In Postgres, I am trying to find a way to enforce a special kind of constraint across two columns.
I have a table with this schema (the relevant bits):
CREATE TABLE resources (
id SERIAL PRIMARY KEY,
org_id INT NOT NULL,
source_id INT NOT NULL,
data JSON NOT NULL -- to keep it simple, it could be anything
);
Some example data:
id | org_id | source_id | data
---------------------------------------
1 | 11 | 1001 | {...}
2 | 22 | 2002 | {...}
3 | 33 | 3003 | {...}
4 | 11 | 1001 | {...}
5 | 11 | 2002 | {...} -- This should be invalid.
Assuming the data value of all rows is different, both rows 1 and 4 are valid. They're just different resources linked to the same org_id and source_id.
However, I never want a source_id to be used with different org_ids.
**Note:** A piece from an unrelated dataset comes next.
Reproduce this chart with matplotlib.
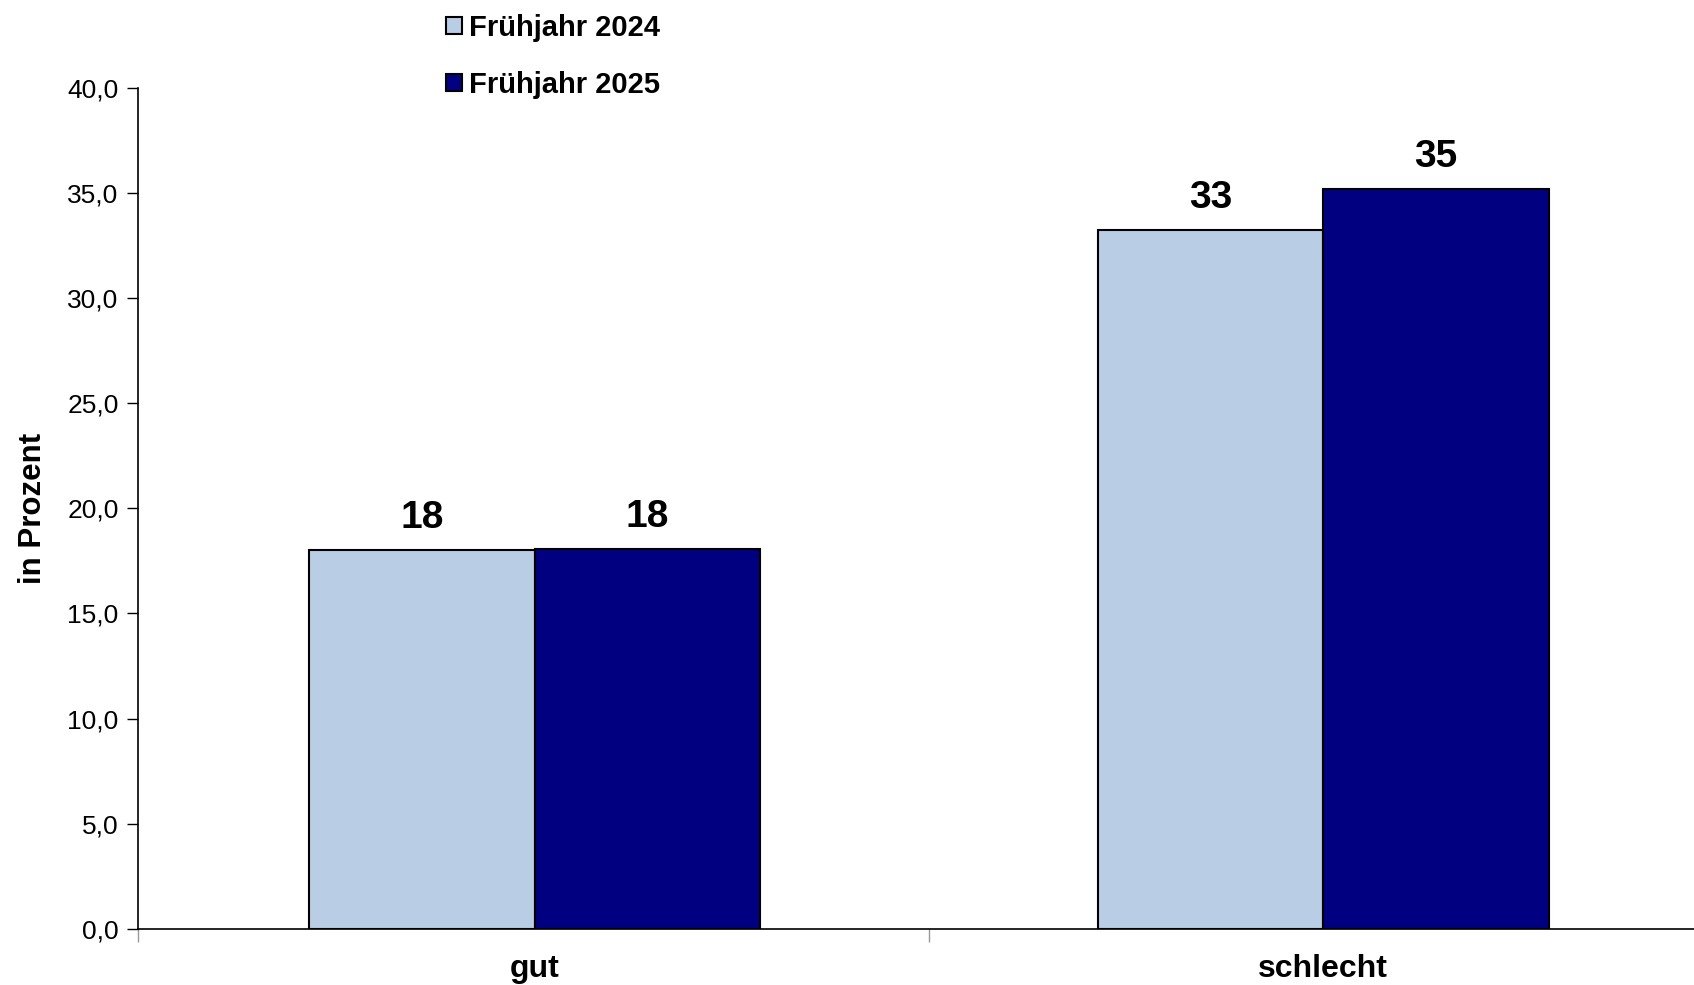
import matplotlib.pyplot as plt
from matplotlib.patches import Patch
import numpy as np

categories = ['gut', 'schlecht']
series = ['Frühjahr 2024', 'Frühjahr 2025']
values_2024 = [18.02, 33.22]
values_2025 = [18.07, 35.17]
colors = ['#B9CDE5', '#000080']
yticks = [0, 5, 10, 15, 20, 25, 30, 35, 40]

plt.rcParams['font.family'] = ['Liberation Sans', 'DejaVu Sans']

fig = plt.figure(figsize=(16.94, 9.85), dpi=100)
ax = fig.add_axes([0.0815, 0.057, 0.931, 0.854])

x = np.arange(len(categories))
w = 0.286
for i, (vals, name) in enumerate([(values_2024, series[0]), (values_2025, series[1])]):
    pos = x + (i - 0.5) * w
    bars = ax.bar(pos, vals, w, color=colors[i], edgecolor='black', linewidth=1.5, label=name, zorder=3)
    for b, v in zip(bars, vals):
        ax.annotate('{:.0f}'.format(v), (b.get_x() + b.get_width() / 2, v), xytext=(0, 10),
                    textcoords='offset points', ha='center', va='bottom', fontsize=28, fontweight='bold')

x0, x1 = -0.503, 1.497
ax.set_xlim(x0, x1)
ax.set_ylim(0, 40)
ax.set_yticks(yticks)
ax.set_yticklabels(['{:.1f}'.format(t).replace('.', ',') for t in yticks], fontsize=19)
ax.set_xticks([x0, 0.5, x1])
ax.set_xticklabels([])
ax.set_xticks(x, minor=True)
ax.set_xticklabels(categories, minor=True, fontsize=23, fontweight='bold')
ax.tick_params(axis='x', which='minor', length=0, pad=18)
ax.tick_params(axis='x', which='major', length=9, width=1, color='#999999')
ax.tick_params(axis='y', length=8, width=1, pad=6)
ax.spines['top'].set_visible(False)
ax.spines['right'].set_visible(False)
ax.spines['left'].set_linewidth(1.2)
ax.spines['bottom'].set_linewidth(1.2)
ax.set_ylabel('in Prozent', fontsize=22.5, fontweight='bold', labelpad=14)

handles = [Patch(facecolor=colors[0], edgecolor='black', linewidth=1.5),
           Patch(facecolor=colors[1], edgecolor='black', linewidth=1.5)]
fig.legend(handles, series, loc='upper left', bbox_to_anchor=(0.263, 0.986), frameon=False,
           prop={'size': 21, 'weight': 'bold'}, handlelength=0.55, handleheight=0.55,
           handletextpad=0.25, labelspacing=1.0, borderpad=0, borderaxespad=0)

fig.savefig('out.png', dpi=100)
In the example above, row 5 should be invalid because source_id = 2002 was already used once with org_id = 22, and it should not be possible to use it again with org_id = 11.
I know how to achieve this in a query, but it either requires locking, or it requires a multi-step process in application code (which wouldn't be the end of the world). I thought it could be done with an EXCLUDE constraint, but I'm not sure.
CodePudding user response:
This might do the trick:
CREATE TABLE resources (
id SERIAL PRIMARY KEY,
org_id INT NOT NULL,
source_id INT NOT NULL,
data JSON NOT NULL,
EXCLUDE USING gist
(org_id WITH =,
source_id WITH <>)
);
It works correctly with your example: dbfiddle
Explanation of <> operator is here
Example usage of = and <> operators is here
CodePudding user response:
You current database model is in 2NF. To promote it 3NF you need to break the table in two tables as explained in Third normal form -- Wikipedia.
To promote it to 3NF you can do:
CREATE TABLE organization (
org_id INT PRIMARY KEY NOT NULL,
source_id INT NOT NULL
);
CREATE TABLE resources (
id SERIAL PRIMARY KEY,
org_id INT NOT NULL REFERENCES organization (org_id)
data JSON NOT NULL
);
This way the table resources won't include values for the column source_id anymore, and there won't be any possibility of producing inconsistent data whatsoever. Now, source_id will safely live in the table organization instead, where only a single value per organization is possible.
As you see, this is a structural solution that is also quite clean.